The system teaches us to use praise and rewards to train our dogs using positive reinforcement (typically praise and pats and love), and condition them to a positive (good dog, followed by a pat, cuddle, play) and a negative (‘no’ and apply a known consequence) A consequence should never be given in anger and it should certainly not ever be violent.
If you are mad at your dog, please go and take a breather.
If you are frustrated or concerned by your dog’s behaviour, please call your dog behaviour specialist to discuss the issues and arrange a consultation. You can contact me here.
Your dog is trying to live its life in our human world and we need to understand how difficult that must be as well as provide clear and consistent feedback.
Good dog trainers and behaviourists understand that without contrast you have nothing useful to work with.
The positive reinforcement is what does the hard work. Without it, why would your dog want to work with you?
If you are going to use a training method that uses both positive and negative punishment and reinforcement, make sure there is not just a balance, but that the positives outweigh the negatives at about 5:1. Ensure you have clear and consistent rules and guidelines in your home and out and about, and if your dog is frustrating you with his or her behaviour, find a trainer/behaviourist who you feel understands you and your dog and their needs, and is willing to work with you both and provide support for during and after the initial learning process.
There are no quick fixes in dog training, but an effective learning environment should see change in a short period of time.
Now, back to this article where Dr Haug goes on to say ˜More importantly, for a dog that is accustomed to being told when it does something right, the absence of feedback actually tells the dog when it has done something wrong!
This also got me a bit frustrated. I am pretty sure that dogs don’t like being ignored, ignoring a dog is often used as a negative punishment. (if you have turned your back and walked away from a dog that has jumped on you, you have used a negative punishment).
I’m sure no one, dogs included, like being ignored. Let’s take inappropriate digging behaviours for example, you are out in your garden and you see your dog digging a hole.

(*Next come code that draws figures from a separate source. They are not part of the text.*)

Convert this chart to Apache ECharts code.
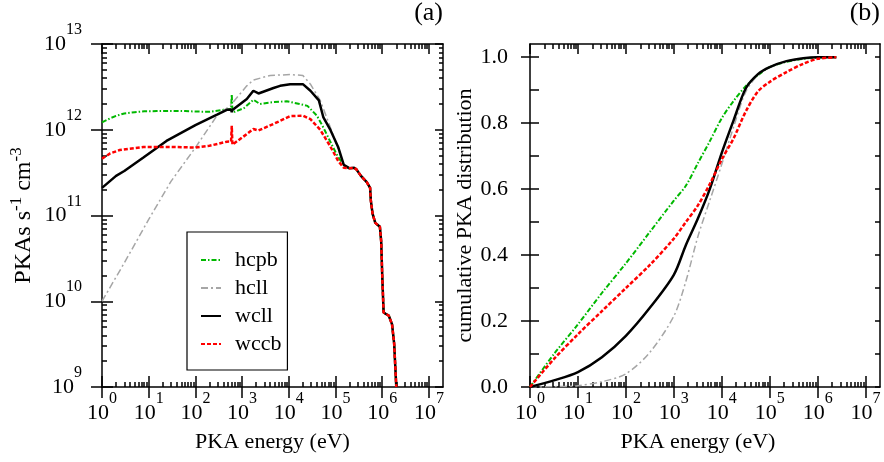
<!DOCTYPE html>
<html>
<head>
<meta charset="utf-8">
<script src="https://cdn.jsdelivr.net/npm/echarts@6/dist/echarts.min.js"></script>
<style>
  html, body { margin: 0; background: #fff; }
  #chart { width: 884px; height: 462px; }
</style>
</head>
<body>
<div id="chart"></div>
<script>
// ---- data ----
const seriesNames = ['hcpb', 'hcll', 'wcll', 'wccb']

// (a) PKA rate, low-energy part of each curve (eV, PKAs s^-1 cm^-3)
const hcpbE = [1, 1.5, 2, 3, 5, 8, 15, 30, 60, 100, 200, 400, 580, 600, 620, 700, 1100, 1750, 2400, 4700, 9000, 17000, 25000, 40000, 55000, 76000, 105000, 150000]
const hcpbA = [1.22e12, 1.36e12, 1.45e12, 1.55e12, 1.6e12, 1.64e12, 1.65e12, 1.66e12, 1.65e12, 1.63e12, 1.62e12, 1.71e12, 1.74e12, 2.6e12, 1.65e12, 1.62e12, 1.79e12, 2.24e12, 2.0e12, 2.1e12, 2.15e12, 2.0e12, 1.9e12, 1.46e12, 1.06e12, 7.4e11, 5.2e11, 3.8e11]

const hcllE = [1, 3, 10, 30, 100, 300, 550, 1260, 1740, 4000, 10700, 20000, 29000, 47000, 65000, 90000, 120000, 150000]
const hcllA = [1e10, 2.8e10, 9e10, 2.5e11, 6.2e11, 1.5e12, 1.9e12, 3.25e12, 3.8e12, 4.3e12, 4.4e12, 4.3e12, 3.4e12, 2.2e12, 1.38e12, 8.5e11, 5.5e11, 3.8e11]

const wcllE = [1, 2, 3, 7.7, 24, 100, 290, 470, 580, 600, 620, 680, 1260, 1740, 2240, 4700, 6500, 10700, 20000, 29000, 44000, 55000, 76000, 115000, 150000]
const wcllA = [2.1e11, 2.9e11, 3.3e11, 4.75e11, 7.4e11, 1.13e12, 1.5e12, 1.71e12, 1.72e12, 1.6e12, 1.7e12, 1.73e12, 2.28e12, 2.85e12, 2.65e12, 3.07e12, 3.25e12, 3.4e12, 3.4e12, 2.85e12, 2.2e12, 1.39e12, 1.02e12, 6.2e11, 3.9e11]

const wccbE = [1, 1.5, 2.4, 7.7, 30, 100, 200, 470, 580, 600, 620, 680, 1260, 1740, 2240, 4700, 10700, 20000, 29000, 47000, 76000, 115000, 150000]
const wccbA = [4.6e11, 5.3e11, 5.8e11, 6.3e11, 6.3e11, 6.2e11, 6.5e11, 7.25e11, 7.3e11, 1.11e12, 6.7e11, 6.8e11, 8.9e11, 1.02e12, 9.8e11, 1.17e12, 1.44e12, 1.46e12, 1.33e12, 1.0e12, 6.5e11, 4.3e11, 3.6e11]

// (a) common high-energy tail shared by all four spectra
const tailE = [1.6e5, 2.0e5, 2.5e5, 2.8e5, 3.5e5, 4.2e5, 4.7e5, 5.5e5, 5.7e5, 6.2e5, 7.1e5, 8.9e5, 9.5e5, 1.0e6, 1.07e6, 1.2e6, 1.38e6, 1.62e6, 1.8e6, 2.0e6]
const tailA = [3.7e11, 3.55e11, 3.6e11, 3.45e11, 2.9e11, 2.6e11, 2.43e11, 2.1e11, 1.5e11, 1.05e11, 8.2e10, 7.4e10, 5e10, 2e10, 7.4e9, 7.1e9, 6.8e9, 5.4e9, 3.2e9, 1e9]

// (b) cumulative distribution
const cumE = [1, 3.16, 10, 31.6, 100, 316, 1000, 1780, 3160, 5620, 10000, 17800, 31600, 56200, 100000, 224000, 500000, 1000000, 2450000]
const hcpbC = [0, 0.10, 0.19, 0.285, 0.375, 0.47, 0.565, 0.61, 0.678, 0.745, 0.815, 0.868, 0.912, 0.945, 0.97, 0.986, 0.995, 0.999, 1.0]
const hcllC = [0, 0.001, 0.004, 0.016, 0.04, 0.105, 0.215, 0.32, 0.455, 0.565, 0.675, 0.79, 0.895, 0.945, 0.97, 0.988, 0.997, 1.0, 1.0]
const wcllC = [0, 0.02, 0.045, 0.09, 0.155, 0.24, 0.34, 0.43, 0.51, 0.6, 0.71, 0.81, 0.905, 0.948, 0.97, 0.988, 0.997, 1.0, 1.0]
const wccbC = [0, 0.085, 0.16, 0.23, 0.30, 0.37, 0.45, 0.50, 0.55, 0.615, 0.69, 0.755, 0.835, 0.895, 0.925, 0.955, 0.98, 0.995, 1.0]

// axis ticks
const xDecades = [0, 1, 2, 3, 4, 5, 6, 7]          // label exponents
const yDecades = [9, 10, 11, 12, 13]
const cumLabels = [0, 0.2, 0.4, 0.6, 0.8, 1.0]
const cumTicks = [0, 0.1, 0.2, 0.3, 0.4, 0.5, 0.6, 0.7, 0.8, 0.9, 1.0]

// ---- helpers ----
const FONT = 'Liberation Serif'
const X_MIN = 1, X_MAX = 2e7
const Y_MIN = 1e9, Y_MAX = 1e13
const C_MAX = 1.04
const xLogMax = Math.log10(X_MAX)

function pairs(E, V) {
  return E.map((e, i) => [e, V[i]])
}

const powRich = {
  b: { fontFamily: FONT, fontSize: 22, lineHeight: 44, color: '#000' },
  s: { fontFamily: FONT, fontSize: 16, lineHeight: 16, verticalAlign: 'top', color: '#000' }
}
const powLabel = v => '{b|10}{s|' + Math.round(v) + '}'
const lineBlack = { color: '#000', width: 1.5 }
const nameStyle = { fontFamily: FONT, fontSize: 22, color: '#000' }

// frame axes: lines and labels only
function frame(grid, pos, min, max, extra) {
  return Object.assign({
    type: 'value', gridIndex: grid, position: pos, min: min, max: max,
    splitLine: { show: false },
    axisTick: { show: false },
    axisLine: { show: true, onZero: false, lineStyle: lineBlack },
    axisLabel: { show: false }
  }, extra || {})
}

// tick axes: fine category scales spanning the same range as the grid,
// a tick is drawn only on the categories that sit on a tick position
const X_STEPS = 7301, YA_STEPS = 4000, YB_STEPS = 104
function cats(steps) {
  const out = []
  for (let i = 0; i <= steps; i++) out.push(String(i))
  return out
}
function indexSet(positions, span, steps) {
  const s = new Set()
  positions.forEach(p => s.add(Math.round(p / span * steps)))
  return s
}
function logMinors(first, last) {
  const out = []
  for (let d = first; d < last; d++) {
    for (let k = 2; k <= 9; k++) out.push(d + Math.log10(k))
  }
  return out
}
const xMajorIdx = indexSet(xDecades, xLogMax, X_STEPS)
const xMinorIdx = indexSet(logMinors(0, 7), xLogMax, X_STEPS)
const yMajorIdx = indexSet(yDecades.map(d => d - 9), 4, YA_STEPS)
const yMinorIdx = indexSet(logMinors(0, 4), 4, YA_STEPS)
const cMajorIdx = indexSet(cumLabels, C_MAX, YB_STEPS)
const cAllIdx = indexSet(cumTicks, C_MAX, YB_STEPS)

function tickAxis(grid, pos, steps, pick, len, inside) {
  return {
    type: 'category', gridIndex: grid, position: pos, data: cats(steps), boundaryGap: false,
    axisLine: { show: false, onZero: false },
    axisLabel: { show: false },
    splitLine: { show: false },
    axisTick: { show: true, inside: inside, length: len, interval: i => pick.has(i), lineStyle: lineBlack }
  }
}

function xFrame(grid, namePad) {
  return [
    frame(grid, 'bottom', 0, xLogMax, {
      axisLabel: { show: true, customValues: xDecades, margin: 4, formatter: powLabel, rich: powRich },
      name: 'PKA energy (eV)', nameLocation: 'middle', nameGap: 44,
      nameTextStyle: Object.assign({ padding: namePad }, nameStyle)
    }),
    frame(grid, 'top', 0, xLogMax),
    tickAxis(grid, 'bottom', X_STEPS, xMajorIdx, 11, false),
    tickAxis(grid, 'bottom', X_STEPS, xMajorIdx, 11, true),
    tickAxis(grid, 'bottom', X_STEPS, xMinorIdx, 5, true),
    tickAxis(grid, 'top', X_STEPS, xMajorIdx, 10, true),
    tickAxis(grid, 'top', X_STEPS, xMinorIdx, 5, true)
  ]
}

const xAxes = [
  { type: 'log', logBase: 10, gridIndex: 0, min: X_MIN, max: X_MAX, show: false },
  { type: 'log', logBase: 10, gridIndex: 1, min: X_MIN, max: X_MAX, show: false }
].concat(xFrame(0, [0, 0, 0, 0]), xFrame(1, [0, 14, 0, 0]))

const yAxes = [
  { type: 'log', logBase: 10, gridIndex: 0, min: Y_MIN, max: Y_MAX, show: false },
  { type: 'value', gridIndex: 1, min: 0, max: C_MAX, show: false },
  frame(0, 'left', 9, 13, {
    axisLabel: { show: true, customValues: yDecades, margin: 20, formatter: powLabel, rich: powRich },
    name: 'PKAs s{s|-1} cm{s|-3}', nameLocation: 'middle', nameGap: 62,
    nameTextStyle: {
      fontFamily: FONT, fontSize: 24, color: '#000', lineHeight: 32,
      rich: { s: { fontFamily: FONT, fontSize: 17, lineHeight: 17, verticalAlign: 'top', color: '#000' } }
    }
  }),
  frame(0, 'right', 9, 13),
  tickAxis(0, 'left', YA_STEPS, yMajorIdx, 11, false),
  tickAxis(0, 'left', YA_STEPS, yMajorIdx, 11, true),
  tickAxis(0, 'left', YA_STEPS, yMinorIdx, 5, true),
  tickAxis(0, 'right', YA_STEPS, yMajorIdx, 8, true),
  tickAxis(0, 'right', YA_STEPS, yMinorIdx, 4, true),
  frame(1, 'left', 0, C_MAX, {
    axisLabel: {
      show: true, customValues: cumLabels, margin: 22, formatter: v => v.toFixed(1),
      fontFamily: FONT, fontSize: 22, color: '#000'
    },
    name: 'cumulative PKA distribution', nameLocation: 'middle', nameGap: 52,
    nameTextStyle: nameStyle
  }),
  frame(1, 'right', 0, C_MAX),
  tickAxis(1, 'left', YB_STEPS, cMajorIdx, 9, false),
  tickAxis(1, 'left', YB_STEPS, cAllIdx, 9, true),
  tickAxis(1, 'right', YB_STEPS, cAllIdx, 5, true)
]

const styles = {
  hcpb: { color: '#00b800', width: 2, type: [5, 2, 1.5, 2] },
  hcll: { color: '#a6a6a6', width: 1.5, type: [7, 3, 2, 3] },
  wcll: { color: '#000000', width: 2.5, type: 'solid' },
  wccb: { color: '#ff0000', width: 2.5, type: [4, 2] }
}

const rateData = {
  hcpb: pairs(hcpbE.concat(tailE), hcpbA.concat(tailA)),
  hcll: pairs(hcllE.concat(tailE), hcllA.concat(tailA)),
  wcll: pairs(wcllE.concat(tailE), wcllA.concat(tailA)),
  wccb: pairs(wccbE.concat(tailE), wccbA.concat(tailA))
}
const cumData = {
  hcpb: pairs(cumE, hcpbC),
  hcll: pairs(cumE, hcllC),
  wcll: pairs(cumE, wcllC),
  wccb: pairs(cumE, wccbC)
}

const series = []
seriesNames.forEach(name => {
  series.push({
    name: name, type: 'line', xAxisIndex: 0, yAxisIndex: 0,
    data: rateData[name], symbol: 'none',
    color: styles[name].color, lineStyle: styles[name]
  })
})
seriesNames.forEach(name => {
  series.push({
    name: name, type: 'line', xAxisIndex: 1, yAxisIndex: 1,
    data: cumData[name], symbol: 'none', smooth: 0.3,
    color: styles[name].color, lineStyle: styles[name]
  })
})

const chart = echarts.init(document.getElementById('chart'))
chart.setOption({
  animation: false,
  title: [
    { text: '(a)', right: 441, top: 0, padding: 0, textStyle: { fontFamily: FONT, fontSize: 26, fontWeight: 'normal', color: '#000' } },
    { text: '(b)', right: 4, top: 0, padding: 0, textStyle: { fontFamily: FONT, fontSize: 26, fontWeight: 'normal', color: '#000' } }
  ],
  grid: [
    { left: 102, top: 44, width: 341, height: 343 },
    { left: 530, top: 44, width: 350, height: 343 }
  ],
  legend: {
    data: seriesNames,
    orient: 'vertical',
    left: 187,
    top: 232,
    padding: [17, 6, 15, 13],
    itemWidth: 20,
    itemHeight: 14,
    itemGap: 6,
    borderColor: '#000',
    borderWidth: 1.2,
    backgroundColor: '#fff',
    itemStyle: { opacity: 0 },
    textStyle: { fontFamily: FONT, fontSize: 22, color: '#000', padding: [0, 0, 0, 9] }
  },
  xAxis: xAxes,
  yAxis: yAxes,
  series: series
})
</script>
</body>
</html>
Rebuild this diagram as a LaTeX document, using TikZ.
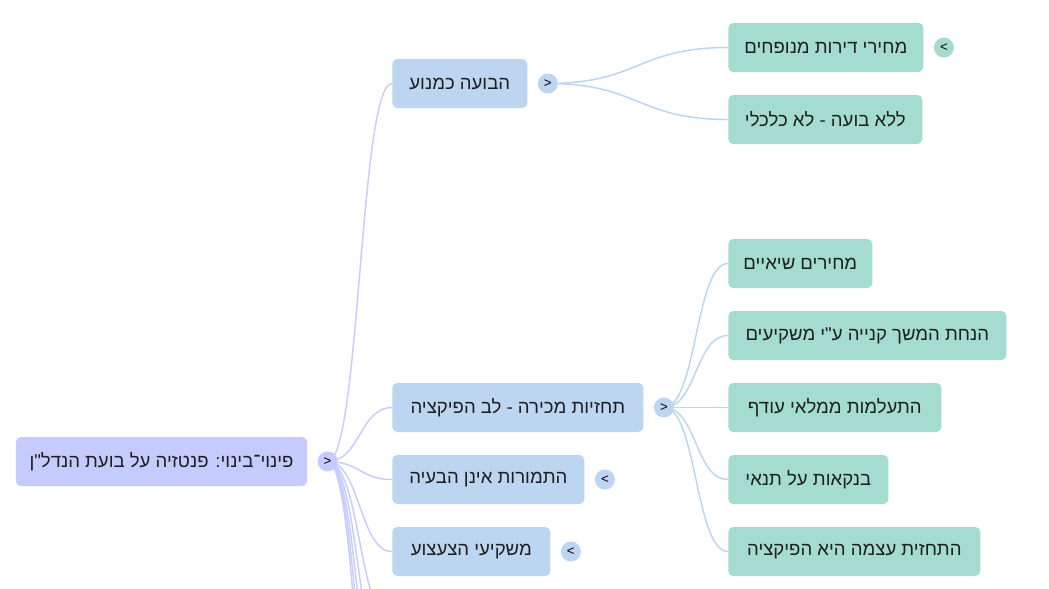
\documentclass[tikz,border=0pt]{standalone}
\usepackage{fontspec}
\setmainfont{Liberation Sans}
\newfontfamily\hebfont[Script=Hebrew]{Liberation Sans}
\TeXXeTstate=1
\usetikzlibrary{positioning,backgrounds}

\definecolor{rootfill}{RGB}{197,203,253}
\definecolor{onefill}{RGB}{188,213,240}
\definecolor{twofill}{RGB}{164,221,208}
\definecolor{rootline}{RGB}{200,205,255}
\definecolor{inktext}{RGB}{30,30,30}

\tikzset{
 box/.style={rounded corners=3.5pt, minimum height=1.225cm, inner sep=0pt, text=inktext, font=\hebfont\fontsize{13.2}{15}\selectfont},
 rootbox/.style={box, fill=rootfill},
 onebox/.style={box, fill=onefill, anchor=west},
 twobox/.style={box, fill=twofill, anchor=west},
 tog/.style={circle, minimum size=0.5cm, inner sep=0pt, text=black, font=\fontsize{9.5}{10}\selectfont},
 rootedge/.style={draw=rootline, line width=1.05pt},
 oneedge/.style={draw=onefill, line width=1.05pt}
}

\begin{document}
\begin{tikzpicture}[x=0.025cm, y=-0.025cm]
 \useasboundingbox (0,0) rectangle (1049,588); %画面の枠
 \node[rootbox, minimum width=7.275cm] (rt) at (161.5,461.5) {\beginR פינוי־בינוי: פנטזיה על בועת הנדל"ן\endR}; %根
 \node[tog, fill=rootfill, right=0.25cm of rt] (rtt) {>}; %根の開閉
 \node[onebox, minimum width=3.375cm] (a1) at (392,83.5) {\beginR הבועה כמנוע\endR}; %枝1
 \node[onebox, minimum width=6.275cm] (a2) at (392,407.5) {\beginR תחזיות מכירה - לב הפיקציה\endR}; %枝2
 \node[onebox, minimum width=4.8cm] (a3) at (392,479.5) {\beginR התמורות אינן הבעיה\endR}; %枝3
 \node[onebox, minimum width=3.95cm] (a4) at (392,551.5) {\beginR משקיעי הצעצוע\endR}; %枝4
 \coordinate (a5) at (392,623); %画面外の枝
 \coordinate (a6) at (392,695);
 \coordinate (a7) at (392,767);
 \coordinate (a8) at (392,839);
 \coordinate (a9) at (392,911);
 \node[tog, fill=onefill, right=0.25cm of a1] (a1t) {>};
 \node[tog, fill=onefill, right=0.25cm of a2] (a2t) {>};
 \node[tog, fill=onefill, right=0.25cm of a3] (a3t) {<};
 \node[tog, fill=onefill, right=0.25cm of a4] (a4t) {<};
 \node[twobox, minimum width=4.875cm] (b1) at (728,47.5) {\beginR מחירי דירות מנופחים\endR}; %葉
 \node[twobox, minimum width=4.85cm] (b2) at (728,119.5) {\beginR ללא בועה - לא כלכלי\endR};
 \node[tog, fill=twofill, right=0.25cm of b1] (b1t) {<};
 \node[twobox, minimum width=3.6cm] (c1) at (728,263.5) {\beginR מחירים שיאיים\endR};
 \node[twobox, minimum width=6.95cm] (c2) at (728,335.5) {\beginR הנחת המשך קנייה ע"י משקיעים\endR};
 \node[twobox, minimum width=5.325cm] (c3) at (728,407.5) {\beginR התעלמות ממלאי עודף\endR};
 \node[twobox, minimum width=4cm] (c4) at (728,479.5) {\beginR בנקאות על תנאי\endR};
 \node[twobox, minimum width=6.3cm] (c5) at (728,551.5) {\beginR התחזית עצמה היא הפיקציה\endR};
 \begin{pgfonlayer}{background}
 \foreach \n in {a1,a2,a3,a4}
  \draw[rootedge] (rtt.center) .. controls +(32.5,0) and +(-32.5,0) .. (\n.west); %根から枝
 \foreach \n in {a5,a6,a7,a8,a9}
  \draw[rootedge] (rtt.center) .. controls +(32.5,0) and +(-32.5,0) .. (\n);
 \foreach \n in {b1,b2}
  \draw[oneedge] (a1t.center) .. controls +(90.5,0) and +(-90.5,0) .. (\n.west); %枝から葉
 \foreach \n in {c1,c2,c3,c4,c5}
  \draw[oneedge] (a2t.center) .. controls +(33,0) and +(-33,0) .. (\n.west);
 \end{pgfonlayer}
\end{tikzpicture}
\end{document}
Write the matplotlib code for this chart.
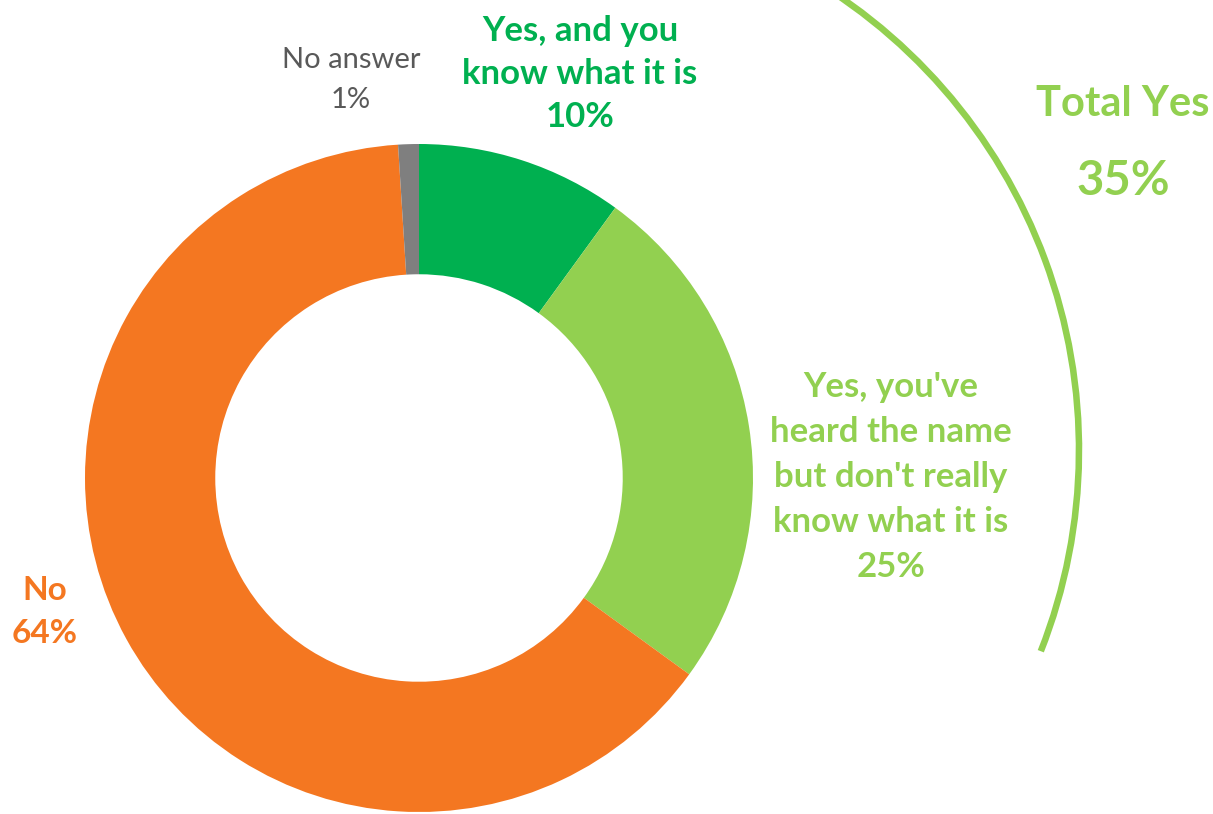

Instead of ignoring the behaviour and allowing it to continue, why not step in and show your dog what is right and wrong using your marker and known consequence and contrast it with praise and rewards for appropriate behaviour. You and your dog can get back on with hanging out together in the back yard.
If you are teaching your dog effectively, the digging behaviours should decrease and eliminate.
If you are confused about the difference between reinforcement and punishment, you can youtube “operant conditioning” and find many many explanations, but here is a basic:
A reinforcement is anything that is done with the intent of increasing a behaviour and a punishment is anything that is done with the intent of decreasing a behaviour.Positive means something that is applied to the dog and Negative means something that is taken away.
So, after all that, I think I will stick with calling myself an Independent Dog Trainer/Behaviourist.